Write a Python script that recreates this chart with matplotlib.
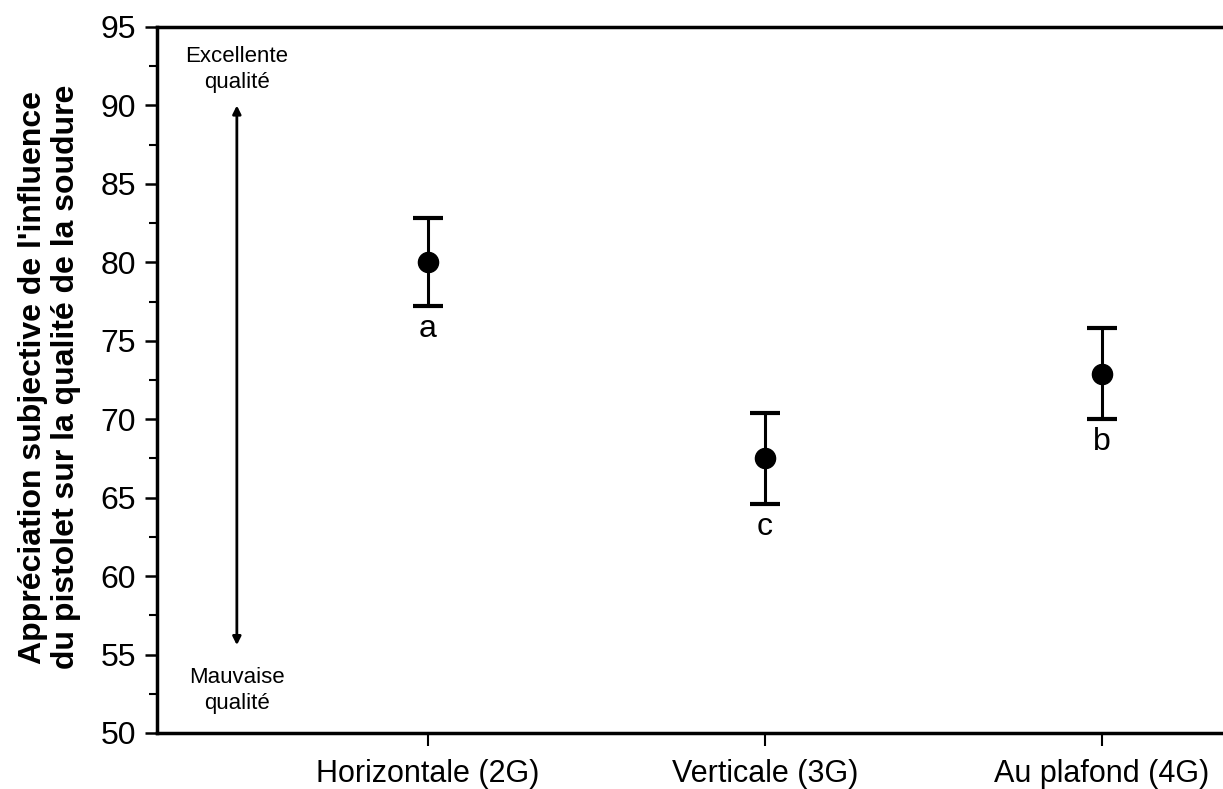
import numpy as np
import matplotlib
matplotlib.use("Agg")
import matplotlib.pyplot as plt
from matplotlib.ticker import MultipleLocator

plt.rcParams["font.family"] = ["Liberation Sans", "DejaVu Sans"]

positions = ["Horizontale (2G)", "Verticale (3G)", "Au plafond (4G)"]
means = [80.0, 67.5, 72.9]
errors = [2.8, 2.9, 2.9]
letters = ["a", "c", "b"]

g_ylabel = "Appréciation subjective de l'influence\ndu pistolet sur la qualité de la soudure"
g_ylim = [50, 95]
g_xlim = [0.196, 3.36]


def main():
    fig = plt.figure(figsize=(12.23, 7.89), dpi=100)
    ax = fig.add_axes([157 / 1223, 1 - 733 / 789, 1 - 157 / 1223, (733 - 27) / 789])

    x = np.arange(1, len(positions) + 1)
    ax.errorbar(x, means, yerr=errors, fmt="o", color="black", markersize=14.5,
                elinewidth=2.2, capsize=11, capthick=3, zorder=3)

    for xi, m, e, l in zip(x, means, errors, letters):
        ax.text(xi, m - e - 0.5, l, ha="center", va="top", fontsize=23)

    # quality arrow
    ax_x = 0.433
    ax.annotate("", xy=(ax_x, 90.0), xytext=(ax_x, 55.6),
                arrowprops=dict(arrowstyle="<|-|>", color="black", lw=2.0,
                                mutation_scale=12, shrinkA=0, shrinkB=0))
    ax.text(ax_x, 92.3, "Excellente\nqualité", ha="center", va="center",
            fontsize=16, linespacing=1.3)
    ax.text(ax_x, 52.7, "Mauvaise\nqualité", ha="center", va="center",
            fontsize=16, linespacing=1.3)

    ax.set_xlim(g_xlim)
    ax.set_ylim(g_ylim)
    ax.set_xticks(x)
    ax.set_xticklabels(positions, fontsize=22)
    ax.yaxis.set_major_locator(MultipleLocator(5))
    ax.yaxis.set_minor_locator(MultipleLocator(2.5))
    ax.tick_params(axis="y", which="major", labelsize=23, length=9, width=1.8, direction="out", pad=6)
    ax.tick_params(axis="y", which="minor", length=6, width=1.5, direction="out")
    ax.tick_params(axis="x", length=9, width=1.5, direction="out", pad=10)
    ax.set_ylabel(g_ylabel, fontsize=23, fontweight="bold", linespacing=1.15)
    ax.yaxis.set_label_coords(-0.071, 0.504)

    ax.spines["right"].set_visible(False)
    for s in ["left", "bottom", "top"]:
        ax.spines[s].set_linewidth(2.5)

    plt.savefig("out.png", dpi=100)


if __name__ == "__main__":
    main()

§ Stated goal
Except for the pictures, print the data above exactly.

§ Answer in full
Write a Python script that recreates this chart with matplotlib.
import numpy as np
import matplotlib
matplotlib.use("Agg")
import matplotlib.pyplot as plt
from matplotlib.ticker import MultipleLocator

plt.rcParams["font.family"] = ["Liberation Sans", "DejaVu Sans"]

positions = ["Horizontale (2G)", "Verticale (3G)", "Au plafond (4G)"]
means = [80.0, 67.5, 72.9]
errors = [2.8, 2.9, 2.9]
letters = ["a", "c", "b"]

g_ylabel = "Appréciation subjective de l'influence\ndu pistolet sur la qualité de la soudure"
g_ylim = [50, 95]
g_xlim = [0.196, 3.36]


def main():
    fig = plt.figure(figsize=(12.23, 7.89), dpi=100)
    ax = fig.add_axes([157 / 1223, 1 - 733 / 789, 1 - 157 / 1223, (733 - 27) / 789])

    x = np.arange(1, len(positions) + 1)
    ax.errorbar(x, means, yerr=errors, fmt="o", color="black", markersize=14.5,
                elinewidth=2.2, capsize=11, capthick=3, zorder=3)

    for xi, m, e, l in zip(x, means, errors, letters):
        ax.text(xi, m - e - 0.5, l, ha="center", va="top", fontsize=23)

    # quality arrow
    ax_x = 0.433
    ax.annotate("", xy=(ax_x, 90.0), xytext=(ax_x, 55.6),
                arrowprops=dict(arrowstyle="<|-|>", color="black", lw=2.0,
                                mutation_scale=12, shrinkA=0, shrinkB=0))
    ax.text(ax_x, 92.3, "Excellente\nqualité", ha="center", va="center",
            fontsize=16, linespacing=1.3)
    ax.text(ax_x, 52.7, "Mauvaise\nqualité", ha="center", va="center",
            fontsize=16, linespacing=1.3)

    ax.set_xlim(g_xlim)
    ax.set_ylim(g_ylim)
    ax.set_xticks(x)
    ax.set_xticklabels(positions, fontsize=22)
    ax.yaxis.set_major_locator(MultipleLocator(5))
    ax.yaxis.set_minor_locator(MultipleLocator(2.5))
    ax.tick_params(axis="y", which="major", labelsize=23, length=9, width=1.8, direction="out", pad=6)
    ax.tick_params(axis="y", which="minor", length=6, width=1.5, direction="out")
    ax.tick_params(axis="x", length=9, width=1.5, direction="out", pad=10)
    ax.set_ylabel(g_ylabel, fontsize=23, fontweight="bold", linespacing=1.15)
    ax.yaxis.set_label_coords(-0.071, 0.504)

    ax.spines["right"].set_visible(False)
    for s in ["left", "bottom", "top"]:
        ax.spines[s].set_linewidth(2.5)

    plt.savefig("out.png", dpi=100)


if __name__ == "__main__":
    main()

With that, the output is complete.